The reasoning behind this was simple and clear. "Politics being what it is, incumbent administrations during election years try to make the economy look good," say Yale Hirsch and Jeffrey Hirsch in their annual Stock Trader's Almanac. Those same politicians "tend to put off unpopular decisions until the votes are counted," the Hirsches said.

The political cycle had one of its most visible manifestations in post-election years. Like clockwork, stocks endured regular drubbings in 1969 (an 11 percent decline for the Standard & Poor's 500-stock index), 1973 (down 17 percent), 1977 (down 12 percent) and 1981 (down 10 percent).

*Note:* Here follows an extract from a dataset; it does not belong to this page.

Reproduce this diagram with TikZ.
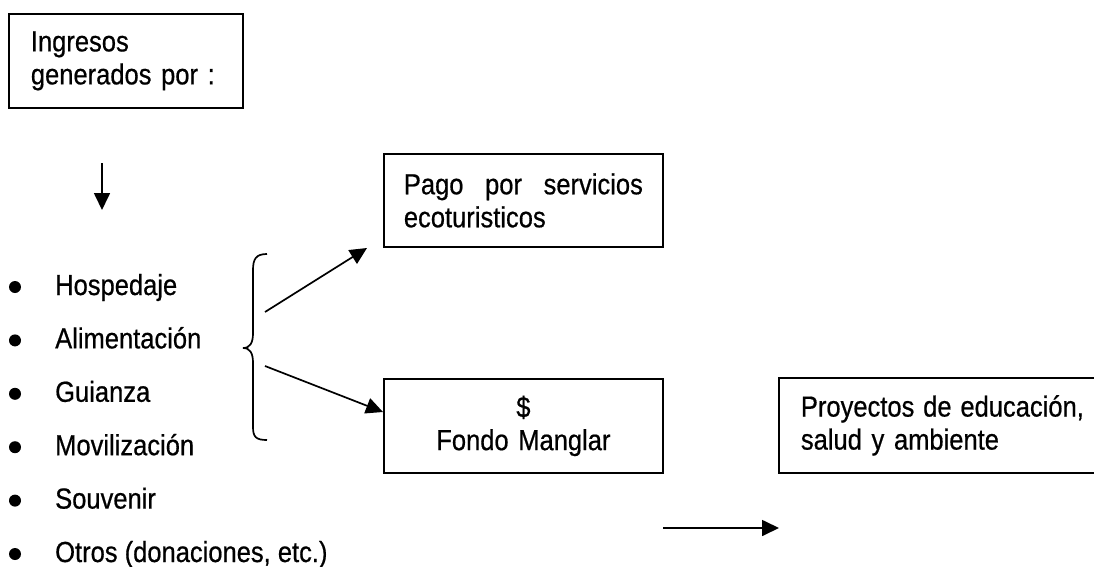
\documentclass[tikz,border=0pt]{standalone}
\usepackage{fontspec}
\setmainfont[FakeStretch=0.88, FakeBold=0.6]{Liberation Sans}
\usetikzlibrary{arrows.meta}

\tikzset{
    caja/.style={draw, line width=1.8pt, anchor=north west, inner xsep=20pt, inner ysep=0pt,
        font=\fontsize{29}{33}\selectfont},
    flecha/.style={line width=1.7pt, -{Triangle[length=17pt,width=16pt]}},
    vineta/.style={circle, fill, inner sep=0pt, minimum size=12pt},
    rubro/.style={anchor=base west, inner sep=0pt, font=\fontsize{29}{33}\selectfont}
}

\begin{document}
\begin{tikzpicture}[x=1pt, y=-1pt]
    \useasboundingbox (0,0) rectangle (1094,567);

    % Boxes
    \node[caja, inner xsep=22pt, text width=190pt, minimum height=94pt, align=left] (ingresos) at (8,13)
        {Ingresos\\generados por :};
    \node[caja, text width=239pt, minimum height=93pt, align=left] (pago) at (383,153)
        {Pago\hfill por\hfill servicios\\ecoturisticos};
    \node[caja, text width=239pt, minimum height=94pt, align=center] (fondo) at (383,378)
        {\$\\Fondo Manglar};
    \node[caja, draw=none, inner xsep=21pt, text width=283pt, minimum height=93pt, align=left] (proyectos) at (779,378)
        {Proyectos\hfill de\hfill educación,\\salud y ambiente};
    \coordinate (borde) at (1094,0);
    \draw[line width=1.8pt] (proyectos.north west -| borde) -- (proyectos.north west)
        -- (proyectos.south west) -- (proyectos.south west -| borde);

    % List of incomes
    \foreach \texto [count=\i] in {Hospedaje, Alimentación, Guianza, Movilización, Souvenir, {Otros (donaciones, etc.)}} {
        \pgfmathsetmacro{\yy}{295+53.4*(\i-1)}
        \node[rubro] (rubro\i) at (55,\yy) {\texto};
        \node[vineta] (punto\i) at (15,\yy-8) {};
    }

    % Brace
    \draw[line width=1.7pt] (267,254) .. controls (256,254) and (253,259) .. (253,270) -- (253,333)
        .. controls (253,343) and (250,348) .. (243,348)
        .. controls (250,348) and (253,353) .. (253,363) -- (253,427)
        .. controls (253,437) and (256,440) .. (267,440);

    % Arrows
    \coordinate (bajaA) at (102,163);
    \coordinate (bajaB) at (102,210);
    \coordinate (llaveA) at (265,312);
    \coordinate (pagoP) at (367,248);
    \coordinate (llaveB) at (265,366);
    \coordinate (fondoP) at (383,412);
    \coordinate (finA) at (663,528);
    \coordinate (finB) at (779,528);
    \draw[flecha] (bajaA) -- (bajaB);
    \draw[flecha] (llaveA) -- (pagoP);
    \draw[flecha] (llaveB) -- (fondoP);
    \draw[flecha] (finA) -- (finB);
\end{tikzpicture}
\end{document}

The string was broken in 1985, thanks in large measure to changes afoot at the Fed. Under Chairman Paul A. Volcker, the central bank had begun what would prove a successful long-term campaign to subdue inflation.

The S&P 500 climbed 26 percent in 1985. After Greenspan succeeded Volcker in 1987, the index rose 27 percent in post-election 1989, 7 percent in 1993 and 31 percent in 1997. These gains displayed a thoroughly bipartisan spirit, coming under Republican Presidents Ronald Reagan and George H.W. Bush in the '80s and Democrat Bill Clinton in the '90s.

In 2001, the market reverted to post-election form, with the index falling 13 percent on the heels of a 10 percent drop in 2000 -- which, by the way, represented the first election-year loss in 40 years and only the third since World War II.

That brings us to 2005, which has been a going-nowhere year for the big U.S. market averages -- though it has produced some significant bright spots elsewhere.

The average emerging-markets stock mutual fund tracked by Bloomberg, for example, gained 20 percent from New Year's through the end of last week. The average emerging-markets bond fund advanced 5.3 percent in the face of rising U.S. short-term interest rates.

"Greenspan is retiring, and his desire to get out intact may have something to do with the unusual speculative strength this year," says Jeremy Grantham, chairman of Grantham, Mayo, Van Otterloo & Co., a Boston-based manager of $90 billion. "This last year for him is more like the fourth and last year of a presidential cycle, when the overwhelming desire is to coast up to the election and not rock the boat."

Grantham views this bearishly, seeing "the potential for a downward spiral in risky assets" as Greenspan's successor takes over. "For Greenspan, there is only one quarter left of coasting," Grantham said in a recent Web site commentary.

Choruses of praise and criticism for Greenspan can be heard on all sides nowadays. Rather than add one more voice, this column will note simply that the S&P 500 rose 10 percent a year in the 18 years from the end of the third quarter in 1987, when he had just taken over the Fed job, through the third quarter of this year.

No, Greenspan didn't abolish the stock cycle in a tenure that saw one severe market break at the outset, the crash of 1987, and another near its end, the 2000-02 bear market. Nevertheless, the index's net gain for the Greenspan years can be read as an objective, and quite positive, endorsement of his work.